Philip Grosser has always been creative. A choreographer and professor of dance at Temple University, the art of movement was his primary means of self-expression for years. It took a severe stroke to open the doors to a separate—but equally powerful—compartment of his creative mind.
It was New Year’s Day 2008 when Philip suffered a severe hemorrhagic stroke. After surgery and weeks in the acute care hospital, he was transferred to Magee where he spent time as an inpatient and an outpatient at the Riverfront Outpatient Center. While his motor skills remained intact, Philip suffered from aphasia, impairing his ability to speak, read and write. During his time at Magee, Philip underwent a wide range of traditional therapies, such as physical, occupational and speech therapies.

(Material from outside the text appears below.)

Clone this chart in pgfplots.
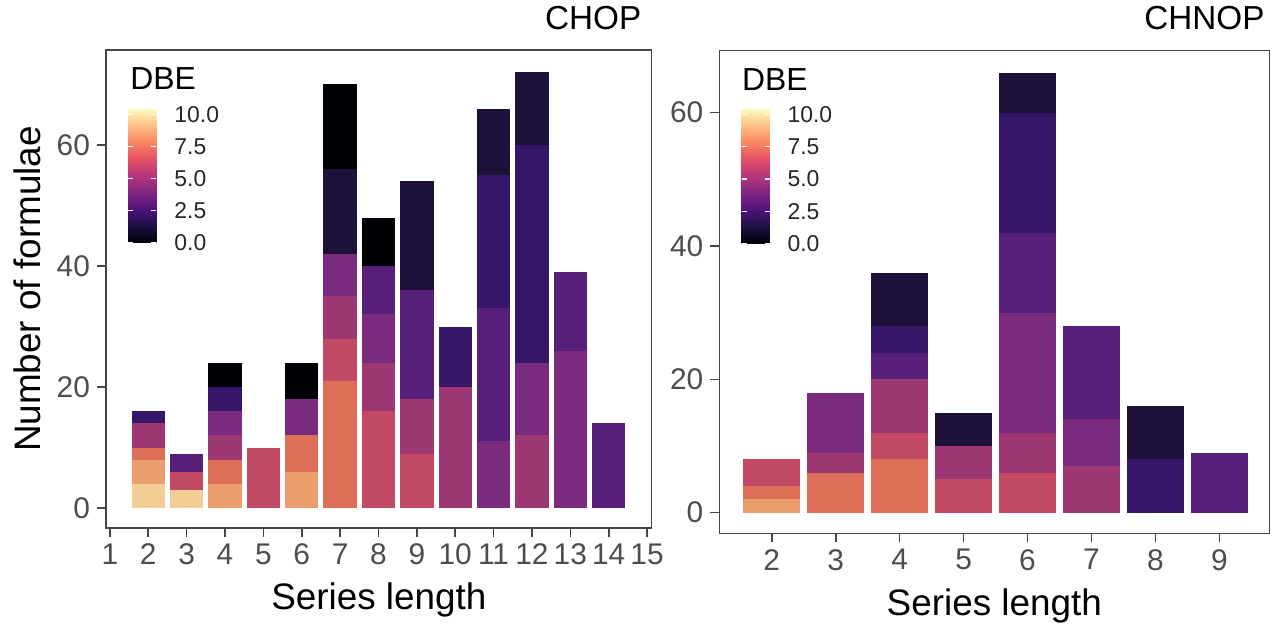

And while these had a tremendous impact on his recovery, the therapy that left the most lasting impression was decidedly less conventional: art therapy.

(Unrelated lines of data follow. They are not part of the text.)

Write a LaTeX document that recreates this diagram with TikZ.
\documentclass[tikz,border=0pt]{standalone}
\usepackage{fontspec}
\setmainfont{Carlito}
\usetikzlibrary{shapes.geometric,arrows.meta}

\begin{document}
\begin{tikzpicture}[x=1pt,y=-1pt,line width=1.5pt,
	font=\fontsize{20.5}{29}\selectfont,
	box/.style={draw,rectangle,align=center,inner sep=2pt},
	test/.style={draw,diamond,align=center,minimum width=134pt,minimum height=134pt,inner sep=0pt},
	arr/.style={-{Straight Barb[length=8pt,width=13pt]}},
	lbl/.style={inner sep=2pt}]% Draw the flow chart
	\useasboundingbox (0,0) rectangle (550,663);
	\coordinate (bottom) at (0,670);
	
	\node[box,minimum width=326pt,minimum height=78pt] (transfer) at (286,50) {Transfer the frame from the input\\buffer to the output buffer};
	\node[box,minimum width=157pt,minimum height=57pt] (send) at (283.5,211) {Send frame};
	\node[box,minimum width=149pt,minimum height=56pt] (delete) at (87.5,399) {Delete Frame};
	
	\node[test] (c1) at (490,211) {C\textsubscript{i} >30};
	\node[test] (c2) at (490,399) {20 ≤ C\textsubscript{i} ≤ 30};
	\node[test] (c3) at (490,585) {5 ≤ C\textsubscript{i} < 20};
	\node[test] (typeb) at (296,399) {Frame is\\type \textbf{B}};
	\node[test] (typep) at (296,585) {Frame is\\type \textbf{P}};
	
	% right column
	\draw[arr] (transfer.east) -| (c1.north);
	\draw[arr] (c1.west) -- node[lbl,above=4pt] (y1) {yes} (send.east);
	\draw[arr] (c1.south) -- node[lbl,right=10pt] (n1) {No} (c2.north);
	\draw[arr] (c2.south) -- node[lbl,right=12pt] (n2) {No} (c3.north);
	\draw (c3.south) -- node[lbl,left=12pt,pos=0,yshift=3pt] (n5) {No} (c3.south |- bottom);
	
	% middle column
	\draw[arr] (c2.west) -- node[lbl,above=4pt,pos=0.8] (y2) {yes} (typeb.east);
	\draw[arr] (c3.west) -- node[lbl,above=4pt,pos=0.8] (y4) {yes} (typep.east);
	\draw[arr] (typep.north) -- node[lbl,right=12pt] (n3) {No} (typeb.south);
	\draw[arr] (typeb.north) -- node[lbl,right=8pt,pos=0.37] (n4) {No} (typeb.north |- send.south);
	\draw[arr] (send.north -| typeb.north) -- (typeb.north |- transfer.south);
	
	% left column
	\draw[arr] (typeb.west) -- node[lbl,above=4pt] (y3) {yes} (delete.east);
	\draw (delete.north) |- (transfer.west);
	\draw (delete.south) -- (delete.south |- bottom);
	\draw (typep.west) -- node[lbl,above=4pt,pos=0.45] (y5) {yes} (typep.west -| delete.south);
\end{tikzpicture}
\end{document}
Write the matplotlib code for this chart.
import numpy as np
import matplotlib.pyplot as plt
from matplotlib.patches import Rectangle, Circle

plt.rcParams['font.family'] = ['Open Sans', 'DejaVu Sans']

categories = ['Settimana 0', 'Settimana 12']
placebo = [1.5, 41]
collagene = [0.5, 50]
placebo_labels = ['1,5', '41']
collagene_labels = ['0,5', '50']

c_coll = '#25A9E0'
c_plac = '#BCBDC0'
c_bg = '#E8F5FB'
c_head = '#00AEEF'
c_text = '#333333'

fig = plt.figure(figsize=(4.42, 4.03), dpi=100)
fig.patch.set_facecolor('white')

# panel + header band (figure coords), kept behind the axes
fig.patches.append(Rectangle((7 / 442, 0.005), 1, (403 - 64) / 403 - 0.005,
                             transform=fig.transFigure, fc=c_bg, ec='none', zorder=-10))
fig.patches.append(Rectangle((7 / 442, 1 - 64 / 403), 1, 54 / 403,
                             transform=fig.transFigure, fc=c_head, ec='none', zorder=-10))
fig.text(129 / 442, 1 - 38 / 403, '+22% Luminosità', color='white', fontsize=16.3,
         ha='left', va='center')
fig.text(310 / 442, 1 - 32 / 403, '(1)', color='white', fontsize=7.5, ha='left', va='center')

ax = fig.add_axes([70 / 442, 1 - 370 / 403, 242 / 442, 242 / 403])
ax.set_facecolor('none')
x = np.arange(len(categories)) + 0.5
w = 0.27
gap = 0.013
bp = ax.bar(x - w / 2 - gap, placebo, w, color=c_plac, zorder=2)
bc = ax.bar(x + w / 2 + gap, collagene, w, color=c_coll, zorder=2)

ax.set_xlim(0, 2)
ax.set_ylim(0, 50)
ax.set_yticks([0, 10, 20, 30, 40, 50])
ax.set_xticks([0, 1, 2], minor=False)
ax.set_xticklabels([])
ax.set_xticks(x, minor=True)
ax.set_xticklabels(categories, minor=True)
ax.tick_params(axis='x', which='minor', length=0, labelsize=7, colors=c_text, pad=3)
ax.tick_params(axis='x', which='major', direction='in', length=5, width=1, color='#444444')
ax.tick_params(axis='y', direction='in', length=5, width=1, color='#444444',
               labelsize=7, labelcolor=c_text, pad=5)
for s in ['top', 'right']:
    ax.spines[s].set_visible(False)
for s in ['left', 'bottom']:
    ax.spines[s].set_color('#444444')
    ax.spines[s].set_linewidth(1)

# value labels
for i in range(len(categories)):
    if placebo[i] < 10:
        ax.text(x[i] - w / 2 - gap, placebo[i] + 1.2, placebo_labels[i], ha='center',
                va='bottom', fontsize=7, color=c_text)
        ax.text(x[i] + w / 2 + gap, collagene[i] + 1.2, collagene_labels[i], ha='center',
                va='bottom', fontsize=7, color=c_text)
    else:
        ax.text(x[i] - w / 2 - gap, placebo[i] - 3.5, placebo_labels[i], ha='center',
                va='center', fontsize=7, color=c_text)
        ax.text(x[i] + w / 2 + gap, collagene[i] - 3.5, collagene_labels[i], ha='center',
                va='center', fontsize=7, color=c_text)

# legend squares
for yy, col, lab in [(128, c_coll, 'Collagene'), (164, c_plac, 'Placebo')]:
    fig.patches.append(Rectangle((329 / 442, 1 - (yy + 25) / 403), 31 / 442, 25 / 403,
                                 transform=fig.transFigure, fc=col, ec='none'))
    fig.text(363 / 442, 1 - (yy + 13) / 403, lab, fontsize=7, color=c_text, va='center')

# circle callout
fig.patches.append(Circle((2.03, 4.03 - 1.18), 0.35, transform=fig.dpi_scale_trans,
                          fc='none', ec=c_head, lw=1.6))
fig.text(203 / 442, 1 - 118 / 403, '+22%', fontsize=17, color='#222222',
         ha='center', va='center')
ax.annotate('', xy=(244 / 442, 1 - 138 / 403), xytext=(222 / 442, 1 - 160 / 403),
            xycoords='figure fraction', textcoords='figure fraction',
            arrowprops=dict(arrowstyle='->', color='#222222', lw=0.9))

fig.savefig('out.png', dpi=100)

Art therapy uses the creative process of art making to improve and enhance the physical, mental and emotional well-being of individuals undergoing rehabilitation at Magee. Art therapy integrates the fields of human development, visual art and the creative process with models of counseling and psychotherapy. This type of therapy is used to assess and treat anxiety, depression, social and emotional difficulties related to disability and illness, as well as physical, cognitive and neurological problems. For Philip, it was a way to express himself when words couldn’t.
“Because of the aphasia, I had difficulty speaking or reading,” he said. “Art became the best way to express myself. I have tremendous gratitude toward Lori Tiberi [art therapist at Magee] for that.”
One thing on Philip’s mind was his brain. And it showed in his work.
“The first thing I drew was what I thought the nerves in my brain must look like,” he said. “Both the intact and the damaged.”
Soon, Philip found himself drawing abstractions without consciousness or preconceived notions of what they would become. What resulted is both striking and beautiful – and surprisingly accurate.
“I took my drawings to my neurologist the other day, and he told me I wasn’t too far off with what the nerves in my brain would look like,” he said, laughing.
Philip continued his artwork after rehabilitation, and has amassed a large collection. In July 2012, he published his artwork in a book aptly titled Nerve Networks. The result is what he calls “a visual language to describe the new inner workings of my brain.”